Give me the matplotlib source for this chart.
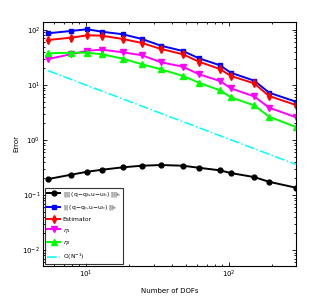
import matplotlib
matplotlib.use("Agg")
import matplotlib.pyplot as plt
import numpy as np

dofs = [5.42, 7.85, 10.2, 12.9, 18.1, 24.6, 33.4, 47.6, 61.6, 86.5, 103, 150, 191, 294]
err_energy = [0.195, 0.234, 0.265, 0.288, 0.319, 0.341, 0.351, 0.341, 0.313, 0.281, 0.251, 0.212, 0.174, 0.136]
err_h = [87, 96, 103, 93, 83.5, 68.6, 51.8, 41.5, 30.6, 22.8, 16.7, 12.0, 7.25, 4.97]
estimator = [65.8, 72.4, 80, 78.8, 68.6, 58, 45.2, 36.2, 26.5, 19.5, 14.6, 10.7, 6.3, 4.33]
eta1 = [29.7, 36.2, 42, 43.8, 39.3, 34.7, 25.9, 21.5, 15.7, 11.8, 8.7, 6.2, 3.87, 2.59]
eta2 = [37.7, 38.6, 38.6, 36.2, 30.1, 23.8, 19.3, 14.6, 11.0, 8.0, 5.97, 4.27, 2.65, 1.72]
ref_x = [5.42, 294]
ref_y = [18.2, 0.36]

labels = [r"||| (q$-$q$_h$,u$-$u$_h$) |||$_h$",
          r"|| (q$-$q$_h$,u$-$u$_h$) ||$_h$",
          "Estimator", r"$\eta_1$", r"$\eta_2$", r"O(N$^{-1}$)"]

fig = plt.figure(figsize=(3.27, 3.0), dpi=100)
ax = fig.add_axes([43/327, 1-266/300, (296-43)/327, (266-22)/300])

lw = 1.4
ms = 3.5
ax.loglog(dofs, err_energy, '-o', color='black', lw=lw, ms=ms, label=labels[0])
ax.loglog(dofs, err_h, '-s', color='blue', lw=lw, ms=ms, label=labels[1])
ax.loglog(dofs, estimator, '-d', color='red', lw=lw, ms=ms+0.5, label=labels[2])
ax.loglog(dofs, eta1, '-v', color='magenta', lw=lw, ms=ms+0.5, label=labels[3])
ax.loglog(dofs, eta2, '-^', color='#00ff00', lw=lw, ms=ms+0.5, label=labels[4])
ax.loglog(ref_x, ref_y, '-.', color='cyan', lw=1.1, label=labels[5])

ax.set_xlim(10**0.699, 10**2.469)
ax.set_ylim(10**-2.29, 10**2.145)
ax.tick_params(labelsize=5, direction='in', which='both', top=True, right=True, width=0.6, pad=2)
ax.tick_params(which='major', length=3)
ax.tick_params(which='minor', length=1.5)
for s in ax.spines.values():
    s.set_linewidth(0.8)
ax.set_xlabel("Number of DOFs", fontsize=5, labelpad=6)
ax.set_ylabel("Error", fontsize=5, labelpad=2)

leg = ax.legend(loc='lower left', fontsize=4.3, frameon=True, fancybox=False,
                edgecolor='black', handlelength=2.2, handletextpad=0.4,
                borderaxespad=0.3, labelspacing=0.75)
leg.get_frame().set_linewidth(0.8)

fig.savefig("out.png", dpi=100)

- [Given request]
Please restate the material above line by line, exactly, beginning at its first line and ending with the line that contains "color='cyan', lw=1.1, label=labels[5])", without any pictures.

- [Final result]
Give me the matplotlib source for this chart.
import matplotlib
matplotlib.use("Agg")
import matplotlib.pyplot as plt
import numpy as np

dofs = [5.42, 7.85, 10.2, 12.9, 18.1, 24.6, 33.4, 47.6, 61.6, 86.5, 103, 150, 191, 294]
err_energy = [0.195, 0.234, 0.265, 0.288, 0.319, 0.341, 0.351, 0.341, 0.313, 0.281, 0.251, 0.212, 0.174, 0.136]
err_h = [87, 96, 103, 93, 83.5, 68.6, 51.8, 41.5, 30.6, 22.8, 16.7, 12.0, 7.25, 4.97]
estimator = [65.8, 72.4, 80, 78.8, 68.6, 58, 45.2, 36.2, 26.5, 19.5, 14.6, 10.7, 6.3, 4.33]
eta1 = [29.7, 36.2, 42, 43.8, 39.3, 34.7, 25.9, 21.5, 15.7, 11.8, 8.7, 6.2, 3.87, 2.59]
eta2 = [37.7, 38.6, 38.6, 36.2, 30.1, 23.8, 19.3, 14.6, 11.0, 8.0, 5.97, 4.27, 2.65, 1.72]
ref_x = [5.42, 294]
ref_y = [18.2, 0.36]

labels = [r"||| (q$-$q$_h$,u$-$u$_h$) |||$_h$",
          r"|| (q$-$q$_h$,u$-$u$_h$) ||$_h$",
          "Estimator", r"$\eta_1$", r"$\eta_2$", r"O(N$^{-1}$)"]

fig = plt.figure(figsize=(3.27, 3.0), dpi=100)
ax = fig.add_axes([43/327, 1-266/300, (296-43)/327, (266-22)/300])

lw = 1.4
ms = 3.5
ax.loglog(dofs, err_energy, '-o', color='black', lw=lw, ms=ms, label=labels[0])
ax.loglog(dofs, err_h, '-s', color='blue', lw=lw, ms=ms, label=labels[1])
ax.loglog(dofs, estimator, '-d', color='red', lw=lw, ms=ms+0.5, label=labels[2])
ax.loglog(dofs, eta1, '-v', color='magenta', lw=lw, ms=ms+0.5, label=labels[3])
ax.loglog(dofs, eta2, '-^', color='#00ff00', lw=lw, ms=ms+0.5, label=labels[4])
ax.loglog(ref_x, ref_y, '-.', color='cyan', lw=1.1, label=labels[5])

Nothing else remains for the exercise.